## Provided data
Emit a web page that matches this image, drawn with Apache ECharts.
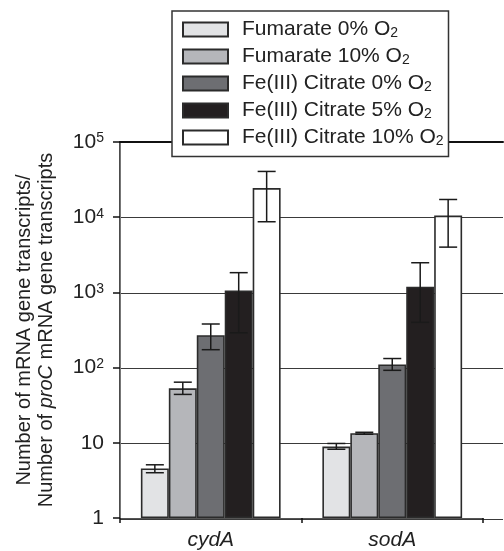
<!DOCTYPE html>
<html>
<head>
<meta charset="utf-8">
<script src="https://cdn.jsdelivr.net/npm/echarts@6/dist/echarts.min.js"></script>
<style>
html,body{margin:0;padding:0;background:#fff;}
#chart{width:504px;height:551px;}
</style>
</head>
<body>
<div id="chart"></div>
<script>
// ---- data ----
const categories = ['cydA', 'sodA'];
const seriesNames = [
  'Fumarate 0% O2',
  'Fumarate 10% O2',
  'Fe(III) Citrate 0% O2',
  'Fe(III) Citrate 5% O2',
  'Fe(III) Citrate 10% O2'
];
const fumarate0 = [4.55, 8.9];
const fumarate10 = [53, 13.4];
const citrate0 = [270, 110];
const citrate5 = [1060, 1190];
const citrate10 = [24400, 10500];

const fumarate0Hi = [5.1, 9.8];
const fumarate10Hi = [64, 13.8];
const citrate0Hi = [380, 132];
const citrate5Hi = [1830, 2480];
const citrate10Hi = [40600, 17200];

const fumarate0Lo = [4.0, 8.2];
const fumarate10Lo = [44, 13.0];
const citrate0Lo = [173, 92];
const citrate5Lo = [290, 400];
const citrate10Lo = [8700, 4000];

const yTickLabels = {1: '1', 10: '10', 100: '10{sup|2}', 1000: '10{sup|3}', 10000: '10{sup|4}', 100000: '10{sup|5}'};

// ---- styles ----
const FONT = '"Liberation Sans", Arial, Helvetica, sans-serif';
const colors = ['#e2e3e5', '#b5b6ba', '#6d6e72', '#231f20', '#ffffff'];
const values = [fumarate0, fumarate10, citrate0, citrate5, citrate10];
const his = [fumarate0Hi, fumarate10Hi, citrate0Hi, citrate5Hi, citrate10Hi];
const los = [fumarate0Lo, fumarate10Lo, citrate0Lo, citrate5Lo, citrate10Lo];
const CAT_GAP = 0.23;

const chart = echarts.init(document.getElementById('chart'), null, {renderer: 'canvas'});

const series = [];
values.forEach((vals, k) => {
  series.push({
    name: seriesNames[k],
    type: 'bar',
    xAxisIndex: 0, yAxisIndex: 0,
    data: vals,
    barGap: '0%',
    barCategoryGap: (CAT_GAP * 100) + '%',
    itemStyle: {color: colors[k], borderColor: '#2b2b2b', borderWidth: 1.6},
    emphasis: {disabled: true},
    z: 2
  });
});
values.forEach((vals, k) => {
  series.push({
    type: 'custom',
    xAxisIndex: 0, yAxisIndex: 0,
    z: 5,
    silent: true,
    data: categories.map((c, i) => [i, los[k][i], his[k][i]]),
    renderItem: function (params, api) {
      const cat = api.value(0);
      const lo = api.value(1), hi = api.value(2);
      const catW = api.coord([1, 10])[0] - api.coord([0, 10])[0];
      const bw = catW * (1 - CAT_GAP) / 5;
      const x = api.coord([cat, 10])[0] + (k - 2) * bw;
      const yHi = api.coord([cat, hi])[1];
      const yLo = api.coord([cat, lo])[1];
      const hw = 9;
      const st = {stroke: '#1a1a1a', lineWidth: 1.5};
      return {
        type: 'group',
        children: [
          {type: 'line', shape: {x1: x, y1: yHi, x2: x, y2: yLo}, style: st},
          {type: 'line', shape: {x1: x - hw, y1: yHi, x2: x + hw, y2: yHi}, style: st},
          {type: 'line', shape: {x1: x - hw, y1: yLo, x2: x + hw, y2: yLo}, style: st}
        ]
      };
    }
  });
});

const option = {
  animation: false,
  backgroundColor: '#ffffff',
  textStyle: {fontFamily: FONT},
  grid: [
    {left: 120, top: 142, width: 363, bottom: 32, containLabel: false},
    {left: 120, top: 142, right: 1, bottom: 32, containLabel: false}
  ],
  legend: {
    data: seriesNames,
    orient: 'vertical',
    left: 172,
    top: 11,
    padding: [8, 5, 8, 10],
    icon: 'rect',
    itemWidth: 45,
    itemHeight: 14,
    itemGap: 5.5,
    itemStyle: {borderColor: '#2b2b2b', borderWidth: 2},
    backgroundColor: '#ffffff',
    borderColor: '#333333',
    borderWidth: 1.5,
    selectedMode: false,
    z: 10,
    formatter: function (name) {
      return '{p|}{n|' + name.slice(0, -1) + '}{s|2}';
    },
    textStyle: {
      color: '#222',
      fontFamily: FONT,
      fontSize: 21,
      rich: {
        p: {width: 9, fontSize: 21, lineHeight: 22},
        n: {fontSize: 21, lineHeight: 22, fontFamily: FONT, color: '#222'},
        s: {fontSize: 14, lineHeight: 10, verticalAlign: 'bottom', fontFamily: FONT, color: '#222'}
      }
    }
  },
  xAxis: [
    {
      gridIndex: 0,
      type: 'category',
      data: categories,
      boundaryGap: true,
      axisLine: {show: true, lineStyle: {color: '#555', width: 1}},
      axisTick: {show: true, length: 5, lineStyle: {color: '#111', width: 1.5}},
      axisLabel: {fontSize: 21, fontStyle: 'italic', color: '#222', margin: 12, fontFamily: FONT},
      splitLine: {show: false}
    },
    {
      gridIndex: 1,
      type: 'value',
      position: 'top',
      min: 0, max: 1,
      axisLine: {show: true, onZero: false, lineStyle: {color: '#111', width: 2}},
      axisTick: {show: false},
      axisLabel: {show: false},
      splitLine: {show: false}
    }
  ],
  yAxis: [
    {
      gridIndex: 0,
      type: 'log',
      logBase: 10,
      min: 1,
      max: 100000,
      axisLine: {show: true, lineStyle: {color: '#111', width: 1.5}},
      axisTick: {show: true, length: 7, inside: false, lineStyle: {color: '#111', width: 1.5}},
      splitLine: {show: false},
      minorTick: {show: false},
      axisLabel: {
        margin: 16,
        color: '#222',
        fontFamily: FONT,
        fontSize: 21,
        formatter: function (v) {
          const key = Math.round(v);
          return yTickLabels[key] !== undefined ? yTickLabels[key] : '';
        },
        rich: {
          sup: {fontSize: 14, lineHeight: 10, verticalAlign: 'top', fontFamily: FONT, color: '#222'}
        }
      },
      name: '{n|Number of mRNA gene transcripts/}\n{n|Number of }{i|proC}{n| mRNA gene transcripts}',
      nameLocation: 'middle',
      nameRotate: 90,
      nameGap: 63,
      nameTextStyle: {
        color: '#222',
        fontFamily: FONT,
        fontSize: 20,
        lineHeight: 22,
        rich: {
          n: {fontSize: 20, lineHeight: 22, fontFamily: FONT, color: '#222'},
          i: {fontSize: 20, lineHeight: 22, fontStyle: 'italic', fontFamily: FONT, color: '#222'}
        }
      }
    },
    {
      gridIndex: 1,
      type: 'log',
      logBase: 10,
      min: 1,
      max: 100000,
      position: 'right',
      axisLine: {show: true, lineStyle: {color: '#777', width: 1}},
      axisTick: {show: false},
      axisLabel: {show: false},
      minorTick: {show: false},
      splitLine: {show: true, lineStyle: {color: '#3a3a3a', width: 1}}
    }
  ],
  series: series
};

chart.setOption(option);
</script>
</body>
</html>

## What the task asks
Copy nothing but the lines from the top of the data down to the line containing "const citrate10 = [24400, 10500];", and leave the pictures out.

## Finished answer
Emit a web page that matches this image, drawn with Apache ECharts.
<!DOCTYPE html>
<html>
<head>
<meta charset="utf-8">
<script src="https://cdn.jsdelivr.net/npm/echarts@6/dist/echarts.min.js"></script>
<style>
html,body{margin:0;padding:0;background:#fff;}
#chart{width:504px;height:551px;}
</style>
</head>
<body>
<div id="chart"></div>
<script>
// ---- data ----
const categories = ['cydA', 'sodA'];
const seriesNames = [
  'Fumarate 0% O2',
  'Fumarate 10% O2',
  'Fe(III) Citrate 0% O2',
  'Fe(III) Citrate 5% O2',
  'Fe(III) Citrate 10% O2'
];
const fumarate0 = [4.55, 8.9];
const fumarate10 = [53, 13.4];
const citrate0 = [270, 110];
const citrate5 = [1060, 1190];
const citrate10 = [24400, 10500];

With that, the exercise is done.